TO BE DONE =
Extract the complete listing and repeat it word for word.

DATASET EXTRACT =
+ + + + +

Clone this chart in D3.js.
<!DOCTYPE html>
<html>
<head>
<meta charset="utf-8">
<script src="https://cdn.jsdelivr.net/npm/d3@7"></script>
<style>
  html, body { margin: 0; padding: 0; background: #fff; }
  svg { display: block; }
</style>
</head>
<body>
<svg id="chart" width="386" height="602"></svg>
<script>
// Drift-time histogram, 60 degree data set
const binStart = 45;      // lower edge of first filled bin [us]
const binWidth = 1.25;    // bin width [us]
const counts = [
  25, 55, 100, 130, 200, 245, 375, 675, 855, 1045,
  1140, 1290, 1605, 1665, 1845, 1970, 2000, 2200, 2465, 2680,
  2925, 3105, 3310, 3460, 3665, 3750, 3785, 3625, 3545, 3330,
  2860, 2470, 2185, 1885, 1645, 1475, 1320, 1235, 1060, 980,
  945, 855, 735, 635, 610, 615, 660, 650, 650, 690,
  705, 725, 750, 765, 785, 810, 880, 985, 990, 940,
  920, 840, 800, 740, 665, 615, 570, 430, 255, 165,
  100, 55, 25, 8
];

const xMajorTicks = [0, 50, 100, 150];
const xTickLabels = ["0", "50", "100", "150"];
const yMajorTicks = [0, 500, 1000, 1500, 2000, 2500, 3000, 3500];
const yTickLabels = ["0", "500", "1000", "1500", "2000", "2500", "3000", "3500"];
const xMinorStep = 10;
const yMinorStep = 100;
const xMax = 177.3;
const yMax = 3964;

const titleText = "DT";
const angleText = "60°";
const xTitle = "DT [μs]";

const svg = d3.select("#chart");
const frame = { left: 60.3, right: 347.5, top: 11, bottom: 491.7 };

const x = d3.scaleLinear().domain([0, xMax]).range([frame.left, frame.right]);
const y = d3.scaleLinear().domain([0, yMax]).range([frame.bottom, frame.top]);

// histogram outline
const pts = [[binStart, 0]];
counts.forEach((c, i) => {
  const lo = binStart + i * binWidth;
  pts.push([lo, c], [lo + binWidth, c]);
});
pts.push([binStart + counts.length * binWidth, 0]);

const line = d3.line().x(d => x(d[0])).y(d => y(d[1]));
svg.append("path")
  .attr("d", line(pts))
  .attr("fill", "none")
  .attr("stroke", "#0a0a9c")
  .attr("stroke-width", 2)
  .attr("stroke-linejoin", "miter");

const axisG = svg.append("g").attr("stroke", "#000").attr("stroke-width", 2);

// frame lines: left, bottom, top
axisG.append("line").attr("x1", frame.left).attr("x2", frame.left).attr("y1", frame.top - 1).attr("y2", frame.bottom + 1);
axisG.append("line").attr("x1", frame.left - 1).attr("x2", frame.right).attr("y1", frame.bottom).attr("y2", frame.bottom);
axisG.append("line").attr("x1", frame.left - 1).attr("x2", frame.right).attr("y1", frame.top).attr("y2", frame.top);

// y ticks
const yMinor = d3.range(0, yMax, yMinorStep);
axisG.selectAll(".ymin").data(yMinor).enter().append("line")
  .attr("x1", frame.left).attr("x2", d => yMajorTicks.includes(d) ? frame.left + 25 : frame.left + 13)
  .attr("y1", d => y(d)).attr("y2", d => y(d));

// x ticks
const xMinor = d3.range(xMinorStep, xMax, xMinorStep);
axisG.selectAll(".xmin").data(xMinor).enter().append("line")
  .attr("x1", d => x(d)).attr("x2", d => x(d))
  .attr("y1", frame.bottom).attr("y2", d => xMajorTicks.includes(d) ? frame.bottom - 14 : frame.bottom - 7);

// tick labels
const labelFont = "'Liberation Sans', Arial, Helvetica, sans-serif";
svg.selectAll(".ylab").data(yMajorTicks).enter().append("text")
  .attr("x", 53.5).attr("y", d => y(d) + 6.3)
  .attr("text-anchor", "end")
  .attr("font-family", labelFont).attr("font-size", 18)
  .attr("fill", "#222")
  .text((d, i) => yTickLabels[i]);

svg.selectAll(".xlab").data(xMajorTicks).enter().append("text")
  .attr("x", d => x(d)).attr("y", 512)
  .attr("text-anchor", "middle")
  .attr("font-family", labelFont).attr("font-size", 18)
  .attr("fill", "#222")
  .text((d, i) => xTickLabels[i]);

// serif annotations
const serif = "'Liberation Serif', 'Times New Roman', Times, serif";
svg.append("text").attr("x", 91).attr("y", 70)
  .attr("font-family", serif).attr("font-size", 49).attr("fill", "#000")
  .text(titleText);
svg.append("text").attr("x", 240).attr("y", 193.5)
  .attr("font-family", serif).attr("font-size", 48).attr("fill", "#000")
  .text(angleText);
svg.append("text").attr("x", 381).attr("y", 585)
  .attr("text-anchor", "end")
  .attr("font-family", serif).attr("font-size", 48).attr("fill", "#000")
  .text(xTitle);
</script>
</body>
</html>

+ + + + +

SOLUTION TO THIS PROBLEM =
Clone this chart in D3.js.
<!DOCTYPE html>
<html>
<head>
<meta charset="utf-8">
<script src="https://cdn.jsdelivr.net/npm/d3@7"></script>
<style>
  html, body { margin: 0; padding: 0; background: #fff; }
  svg { display: block; }
</style>
</head>
<body>
<svg id="chart" width="386" height="602"></svg>
<script>
// Drift-time histogram, 60 degree data set
const binStart = 45;      // lower edge of first filled bin [us]
const binWidth = 1.25;    // bin width [us]
const counts = [
  25, 55, 100, 130, 200, 245, 375, 675, 855, 1045,
  1140, 1290, 1605, 1665, 1845, 1970, 2000, 2200, 2465, 2680,
  2925, 3105, 3310, 3460, 3665, 3750, 3785, 3625, 3545, 3330,
  2860, 2470, 2185, 1885, 1645, 1475, 1320, 1235, 1060, 980,
  945, 855, 735, 635, 610, 615, 660, 650, 650, 690,
  705, 725, 750, 765, 785, 810, 880, 985, 990, 940,
  920, 840, 800, 740, 665, 615, 570, 430, 255, 165,
  100, 55, 25, 8
];

const xMajorTicks = [0, 50, 100, 150];
const xTickLabels = ["0", "50", "100", "150"];
const yMajorTicks = [0, 500, 1000, 1500, 2000, 2500, 3000, 3500];
const yTickLabels = ["0", "500", "1000", "1500", "2000", "2500", "3000", "3500"];
const xMinorStep = 10;
const yMinorStep = 100;
const xMax = 177.3;
const yMax = 3964;

const titleText = "DT";
const angleText = "60°";
const xTitle = "DT [μs]";

const svg = d3.select("#chart");
const frame = { left: 60.3, right: 347.5, top: 11, bottom: 491.7 };

const x = d3.scaleLinear().domain([0, xMax]).range([frame.left, frame.right]);
const y = d3.scaleLinear().domain([0, yMax]).range([frame.bottom, frame.top]);

// histogram outline
const pts = [[binStart, 0]];
counts.forEach((c, i) => {
  const lo = binStart + i * binWidth;
  pts.push([lo, c], [lo + binWidth, c]);
});
pts.push([binStart + counts.length * binWidth, 0]);

const line = d3.line().x(d => x(d[0])).y(d => y(d[1]));
svg.append("path")
  .attr("d", line(pts))
  .attr("fill", "none")
  .attr("stroke", "#0a0a9c")
  .attr("stroke-width", 2)
  .attr("stroke-linejoin", "miter");

const axisG = svg.append("g").attr("stroke", "#000").attr("stroke-width", 2);

// frame lines: left, bottom, top
axisG.append("line").attr("x1", frame.left).attr("x2", frame.left).attr("y1", frame.top - 1).attr("y2", frame.bottom + 1);
axisG.append("line").attr("x1", frame.left - 1).attr("x2", frame.right).attr("y1", frame.bottom).attr("y2", frame.bottom);
axisG.append("line").attr("x1", frame.left - 1).attr("x2", frame.right).attr("y1", frame.top).attr("y2", frame.top);

// y ticks
const yMinor = d3.range(0, yMax, yMinorStep);
axisG.selectAll(".ymin").data(yMinor).enter().append("line")
  .attr("x1", frame.left).attr("x2", d => yMajorTicks.includes(d) ? frame.left + 25 : frame.left + 13)
  .attr("y1", d => y(d)).attr("y2", d => y(d));

// x ticks
const xMinor = d3.range(xMinorStep, xMax, xMinorStep);
axisG.selectAll(".xmin").data(xMinor).enter().append("line")
  .attr("x1", d => x(d)).attr("x2", d => x(d))
  .attr("y1", frame.bottom).attr("y2", d => xMajorTicks.includes(d) ? frame.bottom - 14 : frame.bottom - 7);

// tick labels
const labelFont = "'Liberation Sans', Arial, Helvetica, sans-serif";
svg.selectAll(".ylab").data(yMajorTicks).enter().append("text")
  .attr("x", 53.5).attr("y", d => y(d) + 6.3)
  .attr("text-anchor", "end")
  .attr("font-family", labelFont).attr("font-size", 18)
  .attr("fill", "#222")
  .text((d, i) => yTickLabels[i]);

svg.selectAll(".xlab").data(xMajorTicks).enter().append("text")
  .attr("x", d => x(d)).attr("y", 512)
  .attr("text-anchor", "middle")
  .attr("font-family", labelFont).attr("font-size", 18)
  .attr("fill", "#222")
  .text((d, i) => xTickLabels[i]);

// serif annotations
const serif = "'Liberation Serif', 'Times New Roman', Times, serif";
svg.append("text").attr("x", 91).attr("y", 70)
  .attr("font-family", serif).attr("font-size", 49).attr("fill", "#000")
  .text(titleText);
svg.append("text").attr("x", 240).attr("y", 193.5)
  .attr("font-family", serif).attr("font-size", 48).attr("fill", "#000")
  .text(angleText);
svg.append("text").attr("x", 381).attr("y", 585)
  .attr("text-anchor", "end")
  .attr("font-family", serif).attr("font-size", 48).attr("fill", "#000")
  .text(xTitle);
</script>
</body>
</html>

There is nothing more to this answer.